Je me félicite aussi que ce texte clarifie les missions de la PMI. Ainsi, dans l'article du code de la santé publique qui énumère les missions du service de PMI, plusieurs modifications sont prévues, telles que le suivi des femmes enceintes, grâce à l'entretien lors du quatrième mois de grossesse, les actions de prévention périnatale et un bilan systématique pour tous les enfants de trois à quatre ans qui fréquentent l'école maternelle.

En effet, la protection de l'enfant ne commence pas à sa naissance, mais dès sa conception. Je rappelle à ce sujet que, contrairement à une évolution récente qui a dénaturé l'esprit premier de la loi Veil, tout devrait être mis en oeuvre pour qu'une femme puisse être davantage soutenue matériellement, psychologiquement et affectivement, pour l'aider à éviter le drame de l'avortement et à connaître, sans en être empêchée, les joies de la maternité, en s'appuyant sur le soutien effectif d'un homme qui ne fuit pas lâchement la responsabilité de sa paternité. L'éducation au respect de la femme, dès l'âge scolaire, doit comporter cette dimension.

Autre point essentiel à mes yeux : ce projet de loi permet d'améliorer le dispositif d'alerte et d'évaluation des risques de danger pour l'enfant, ainsi que l'articulation entre la protection sociale et la protection judiciaire de l'enfance.

Je me réjouis également qu'un accompagnement en économie sociale et familiale puisse être proposé aux familles qui rencontrent des difficultés dans la gestion de leur budget, difficultés dont les effets peuvent être préjudiciables à l'enfant. Il existe déjà des professionnelles dont le métier est précisément d'assister les familles dans la gestion du budget familial : les conseillères en économie sociale et familiale. Toutefois, aujourd'hui, celles-ci interviennent surtout dans le cadre du service social polyvalent, auprès des ménages titulaires d'un minimum social et dans le cadre des dispositifs de prévention du surendettement. Elles sont donc peu associées au dispositif de protection de l'enfance.

C'est pourquoi j'insiste sur le rôle essentiel des réseaux d'écoute, d'appui et d'accompagnement des parents, qui valorisent les compétences de ces derniers, à savoir la responsabilité, l'autorité, la confiance en soi et l'élaboration des repères. En fait, ces réseaux d'écoute et d'accompagnement sont les véritables outils de prévention. Or je tiens à souligner que les professionnels capables d'assurer ce type de prestations sont encore trop peu représentés auprès des conseils généraux.
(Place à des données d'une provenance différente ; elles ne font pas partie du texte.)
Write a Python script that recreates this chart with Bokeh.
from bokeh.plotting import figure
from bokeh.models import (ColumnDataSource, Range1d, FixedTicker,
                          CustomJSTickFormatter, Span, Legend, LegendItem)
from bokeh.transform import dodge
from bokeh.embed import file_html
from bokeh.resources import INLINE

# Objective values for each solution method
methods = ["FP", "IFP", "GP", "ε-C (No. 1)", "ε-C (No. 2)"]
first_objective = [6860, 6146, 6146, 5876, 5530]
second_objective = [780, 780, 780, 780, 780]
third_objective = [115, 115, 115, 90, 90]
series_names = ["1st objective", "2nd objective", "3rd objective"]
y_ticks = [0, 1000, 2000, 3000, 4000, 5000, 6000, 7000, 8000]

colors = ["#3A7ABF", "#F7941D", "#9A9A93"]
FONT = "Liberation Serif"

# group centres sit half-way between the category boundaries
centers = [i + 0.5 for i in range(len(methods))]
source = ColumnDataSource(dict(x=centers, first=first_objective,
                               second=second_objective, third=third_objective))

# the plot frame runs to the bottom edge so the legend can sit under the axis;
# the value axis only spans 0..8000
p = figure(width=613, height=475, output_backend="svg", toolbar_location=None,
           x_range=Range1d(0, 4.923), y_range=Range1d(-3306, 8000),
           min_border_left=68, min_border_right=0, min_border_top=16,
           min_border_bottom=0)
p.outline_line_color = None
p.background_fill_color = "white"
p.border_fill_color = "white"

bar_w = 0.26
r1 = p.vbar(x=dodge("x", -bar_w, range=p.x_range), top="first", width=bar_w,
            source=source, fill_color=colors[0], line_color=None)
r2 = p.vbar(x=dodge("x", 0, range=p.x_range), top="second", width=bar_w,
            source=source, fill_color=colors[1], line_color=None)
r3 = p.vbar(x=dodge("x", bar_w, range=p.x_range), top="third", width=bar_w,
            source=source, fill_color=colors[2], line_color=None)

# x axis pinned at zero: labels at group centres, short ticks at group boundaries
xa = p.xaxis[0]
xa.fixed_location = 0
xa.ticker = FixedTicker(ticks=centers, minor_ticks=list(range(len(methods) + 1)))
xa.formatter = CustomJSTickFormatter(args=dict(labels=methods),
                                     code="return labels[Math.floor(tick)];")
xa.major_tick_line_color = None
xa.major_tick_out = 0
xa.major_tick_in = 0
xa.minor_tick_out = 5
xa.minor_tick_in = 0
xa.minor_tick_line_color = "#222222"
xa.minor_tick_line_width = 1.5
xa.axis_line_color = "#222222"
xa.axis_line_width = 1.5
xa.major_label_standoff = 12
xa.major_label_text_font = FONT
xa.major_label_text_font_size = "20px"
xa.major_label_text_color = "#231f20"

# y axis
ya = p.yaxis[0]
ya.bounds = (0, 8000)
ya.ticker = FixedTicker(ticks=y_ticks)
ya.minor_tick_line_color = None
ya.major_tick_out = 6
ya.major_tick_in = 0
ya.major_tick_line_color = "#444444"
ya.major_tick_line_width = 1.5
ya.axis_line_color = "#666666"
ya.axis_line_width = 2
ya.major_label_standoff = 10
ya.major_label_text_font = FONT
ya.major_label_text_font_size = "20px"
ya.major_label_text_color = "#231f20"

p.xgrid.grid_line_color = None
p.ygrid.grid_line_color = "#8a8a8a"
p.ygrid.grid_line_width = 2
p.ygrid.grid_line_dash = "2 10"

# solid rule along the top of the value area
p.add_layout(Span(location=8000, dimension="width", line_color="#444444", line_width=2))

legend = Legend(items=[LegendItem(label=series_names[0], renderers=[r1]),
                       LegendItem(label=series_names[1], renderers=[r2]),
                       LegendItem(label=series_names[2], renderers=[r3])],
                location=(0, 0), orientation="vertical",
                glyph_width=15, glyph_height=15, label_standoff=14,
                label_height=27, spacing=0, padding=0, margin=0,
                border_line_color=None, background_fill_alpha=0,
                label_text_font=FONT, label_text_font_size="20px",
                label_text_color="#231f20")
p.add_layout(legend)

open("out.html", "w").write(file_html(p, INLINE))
Le projet de loi propose aussi d'améliorer les modes d'intervention auprès des enfants et de leur famille, pour mieux répondre à leurs besoins en matière de suivi éducatif, de conditions d'accueil et de prise en charge. Le dispositif actuel de l'aide sociale à l'enfance comporte certaines lacunes : par manque de personnel, la protection des enfants est peu ou pas assurée le soir, le week-end et pendant les vacances. Pourquoi ne pas réfléchir à la création de maisons familiales, qui permettrait une entraide éducative comblant ces lacunes ?

Un meilleur accompagnement doit permettre de réduire le fossé existant entre les interventions à domicile et l'accueil du mineur hors de son lieu de vie. Des expériences ont été menées dans de nombreux départements en recourant à des formules plus souples et plus évolutives. Il s'agit de mieux répondre aux besoins de l'enfant en y associant ses parents. Sont ainsi proposées des modifications qui permettront de sécuriser ces pratiques sur le plan juridique et de faciliter le développement d'un nouveau mode d'intervention auprès des familles.
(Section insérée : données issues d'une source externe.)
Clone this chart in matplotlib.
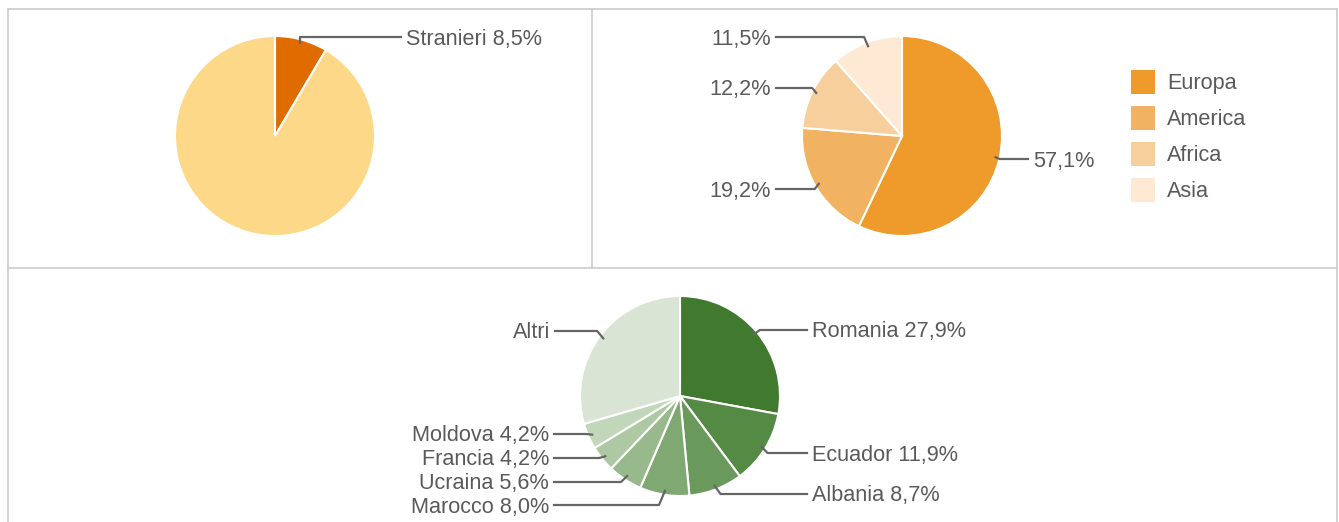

Je conclurai en insistant une nouvelle fois sur l'importance de ce projet de loi. Notre société est instable, et ce n'est pas uniquement une question de chômage et d'insécurité. Les repères les plus élémentaires pour asseoir le respect de la dignité des personnes ne sont pas cultivés comme ils devraient l'être. Ce texte peut contribuer à réveiller notre sensibilité sur la hiérarchie fondatrice de tout véritable humanisme, qui place l'homme au niveau des fins et non pas des moyens.

La détresse des enfants maltraités est un indicateur d'alerte de régression sociale vers un état de barbarie. Ne nous étonnons pas outre mesure de ce constat quand, insidieusement, le droit à l'enfant tend trop souvent à prendre le pas sur les droits de l'enfant.
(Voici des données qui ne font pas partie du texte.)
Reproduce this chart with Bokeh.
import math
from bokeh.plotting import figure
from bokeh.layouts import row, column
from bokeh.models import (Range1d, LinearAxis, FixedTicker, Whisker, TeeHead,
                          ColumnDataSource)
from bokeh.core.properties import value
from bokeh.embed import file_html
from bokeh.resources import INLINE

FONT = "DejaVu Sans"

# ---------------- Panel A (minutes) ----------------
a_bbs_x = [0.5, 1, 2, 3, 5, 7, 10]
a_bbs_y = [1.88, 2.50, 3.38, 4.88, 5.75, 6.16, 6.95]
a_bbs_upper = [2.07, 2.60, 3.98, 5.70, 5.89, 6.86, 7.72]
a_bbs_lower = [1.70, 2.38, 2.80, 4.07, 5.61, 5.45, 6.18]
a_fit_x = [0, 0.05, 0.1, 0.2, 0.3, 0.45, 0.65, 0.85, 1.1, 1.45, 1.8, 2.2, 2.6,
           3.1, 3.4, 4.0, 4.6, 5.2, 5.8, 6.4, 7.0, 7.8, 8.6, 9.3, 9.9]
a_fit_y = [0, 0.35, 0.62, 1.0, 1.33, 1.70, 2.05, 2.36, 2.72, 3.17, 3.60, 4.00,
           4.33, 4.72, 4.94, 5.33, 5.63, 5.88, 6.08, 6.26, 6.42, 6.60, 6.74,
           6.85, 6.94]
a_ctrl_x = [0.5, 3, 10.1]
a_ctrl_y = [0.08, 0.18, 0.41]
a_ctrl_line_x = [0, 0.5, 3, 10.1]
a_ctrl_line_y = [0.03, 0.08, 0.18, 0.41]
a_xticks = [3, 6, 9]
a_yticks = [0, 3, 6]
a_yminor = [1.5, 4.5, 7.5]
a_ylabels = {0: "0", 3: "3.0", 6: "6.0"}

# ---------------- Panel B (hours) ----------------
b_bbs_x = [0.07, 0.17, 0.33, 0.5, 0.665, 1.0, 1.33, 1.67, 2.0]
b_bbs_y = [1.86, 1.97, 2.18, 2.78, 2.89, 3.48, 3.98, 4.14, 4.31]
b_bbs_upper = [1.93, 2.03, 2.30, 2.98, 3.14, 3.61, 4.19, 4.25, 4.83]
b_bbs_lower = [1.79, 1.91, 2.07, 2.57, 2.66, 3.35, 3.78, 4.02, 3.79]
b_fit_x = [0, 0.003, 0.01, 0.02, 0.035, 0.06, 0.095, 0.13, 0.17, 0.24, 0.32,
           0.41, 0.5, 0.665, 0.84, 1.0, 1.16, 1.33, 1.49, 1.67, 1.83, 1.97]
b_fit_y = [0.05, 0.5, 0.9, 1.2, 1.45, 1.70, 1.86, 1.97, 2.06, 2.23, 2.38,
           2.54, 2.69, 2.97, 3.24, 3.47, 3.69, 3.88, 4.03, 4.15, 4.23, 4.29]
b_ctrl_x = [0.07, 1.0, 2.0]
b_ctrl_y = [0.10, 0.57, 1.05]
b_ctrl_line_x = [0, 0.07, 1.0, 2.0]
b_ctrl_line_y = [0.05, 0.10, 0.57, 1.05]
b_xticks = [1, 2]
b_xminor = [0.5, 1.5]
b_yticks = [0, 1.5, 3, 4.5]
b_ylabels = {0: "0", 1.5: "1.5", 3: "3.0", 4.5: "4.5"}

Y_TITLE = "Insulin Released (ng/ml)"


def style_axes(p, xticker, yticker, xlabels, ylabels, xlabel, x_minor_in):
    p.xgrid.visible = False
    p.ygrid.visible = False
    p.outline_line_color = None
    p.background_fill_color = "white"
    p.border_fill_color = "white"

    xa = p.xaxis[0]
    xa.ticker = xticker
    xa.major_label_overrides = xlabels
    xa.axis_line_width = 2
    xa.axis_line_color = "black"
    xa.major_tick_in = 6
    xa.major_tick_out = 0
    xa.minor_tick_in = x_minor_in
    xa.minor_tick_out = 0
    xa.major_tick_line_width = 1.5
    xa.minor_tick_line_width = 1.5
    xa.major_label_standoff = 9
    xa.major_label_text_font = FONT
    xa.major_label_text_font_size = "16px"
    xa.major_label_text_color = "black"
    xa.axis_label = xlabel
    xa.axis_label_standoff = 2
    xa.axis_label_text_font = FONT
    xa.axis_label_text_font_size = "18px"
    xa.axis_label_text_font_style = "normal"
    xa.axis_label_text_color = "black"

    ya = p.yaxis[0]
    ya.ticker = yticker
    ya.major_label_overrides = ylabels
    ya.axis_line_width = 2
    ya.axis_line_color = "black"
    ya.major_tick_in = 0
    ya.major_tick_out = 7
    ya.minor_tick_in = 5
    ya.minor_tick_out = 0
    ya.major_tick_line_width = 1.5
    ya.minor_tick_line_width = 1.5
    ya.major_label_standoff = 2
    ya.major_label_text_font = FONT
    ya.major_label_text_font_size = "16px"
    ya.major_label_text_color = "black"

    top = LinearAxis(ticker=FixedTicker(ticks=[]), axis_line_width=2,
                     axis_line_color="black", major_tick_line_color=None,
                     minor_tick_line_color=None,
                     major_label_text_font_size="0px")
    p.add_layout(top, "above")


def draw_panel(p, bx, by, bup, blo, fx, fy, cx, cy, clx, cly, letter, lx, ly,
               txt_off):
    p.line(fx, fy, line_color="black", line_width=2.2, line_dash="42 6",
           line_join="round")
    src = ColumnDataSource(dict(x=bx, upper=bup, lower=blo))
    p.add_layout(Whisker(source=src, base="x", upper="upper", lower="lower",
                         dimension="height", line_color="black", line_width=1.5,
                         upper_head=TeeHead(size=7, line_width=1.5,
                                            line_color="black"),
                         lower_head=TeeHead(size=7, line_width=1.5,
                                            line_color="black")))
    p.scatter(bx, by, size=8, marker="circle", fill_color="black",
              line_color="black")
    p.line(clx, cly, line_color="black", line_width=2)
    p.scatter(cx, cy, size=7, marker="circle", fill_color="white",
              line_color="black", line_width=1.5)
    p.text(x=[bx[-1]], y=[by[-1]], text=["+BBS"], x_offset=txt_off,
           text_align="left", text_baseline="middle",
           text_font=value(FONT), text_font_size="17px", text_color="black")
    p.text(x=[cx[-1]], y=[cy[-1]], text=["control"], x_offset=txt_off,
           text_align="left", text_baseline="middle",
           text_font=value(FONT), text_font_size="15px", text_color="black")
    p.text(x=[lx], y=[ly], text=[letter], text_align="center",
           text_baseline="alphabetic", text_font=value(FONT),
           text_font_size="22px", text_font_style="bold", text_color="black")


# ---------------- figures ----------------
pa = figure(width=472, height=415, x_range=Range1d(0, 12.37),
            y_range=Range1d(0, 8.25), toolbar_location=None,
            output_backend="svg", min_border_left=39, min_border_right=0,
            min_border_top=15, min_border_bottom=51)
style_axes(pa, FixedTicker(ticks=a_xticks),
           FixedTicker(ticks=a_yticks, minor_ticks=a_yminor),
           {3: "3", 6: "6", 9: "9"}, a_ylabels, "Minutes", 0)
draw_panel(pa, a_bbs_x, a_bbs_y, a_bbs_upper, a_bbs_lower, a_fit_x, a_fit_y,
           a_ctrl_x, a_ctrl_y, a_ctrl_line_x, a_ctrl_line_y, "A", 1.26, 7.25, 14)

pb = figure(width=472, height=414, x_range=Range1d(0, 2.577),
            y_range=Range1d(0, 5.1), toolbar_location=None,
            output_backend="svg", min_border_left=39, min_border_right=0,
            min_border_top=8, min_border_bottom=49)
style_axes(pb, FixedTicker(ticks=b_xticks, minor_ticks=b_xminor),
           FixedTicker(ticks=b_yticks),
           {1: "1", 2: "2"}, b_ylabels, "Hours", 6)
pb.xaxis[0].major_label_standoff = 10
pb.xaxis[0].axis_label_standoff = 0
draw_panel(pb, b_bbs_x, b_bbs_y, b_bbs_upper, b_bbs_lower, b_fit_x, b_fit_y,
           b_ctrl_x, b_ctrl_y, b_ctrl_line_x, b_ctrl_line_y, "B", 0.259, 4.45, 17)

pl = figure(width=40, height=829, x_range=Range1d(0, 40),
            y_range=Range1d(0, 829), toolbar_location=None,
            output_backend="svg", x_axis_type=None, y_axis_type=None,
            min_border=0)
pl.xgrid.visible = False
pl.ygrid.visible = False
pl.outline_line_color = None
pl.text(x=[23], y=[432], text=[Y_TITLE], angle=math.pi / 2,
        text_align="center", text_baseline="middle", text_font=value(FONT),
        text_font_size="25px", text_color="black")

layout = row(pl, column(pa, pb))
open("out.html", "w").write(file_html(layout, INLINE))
Aujourd'hui, nous agissons sur les situations les plus dramatiques et critiques. Mais la prévention des menaces et des drames restera toujours préférable. Elle est au fondement de la politique qui, depuis les origines de notre civilisation, doit protéger les faibles des abus des plus forts. Il est douloureux de devoir suspecter ceux qui devraient, par nature, être les plus puissants protecteurs des enfants. La réalité des faits nous y oblige. Veillons à ne pas accroître à l'avenir les menaces qui pèsent sur les enfants, en refusant que la satisfaction des désirs adultes prétende structurer la réalité familiale et sociale.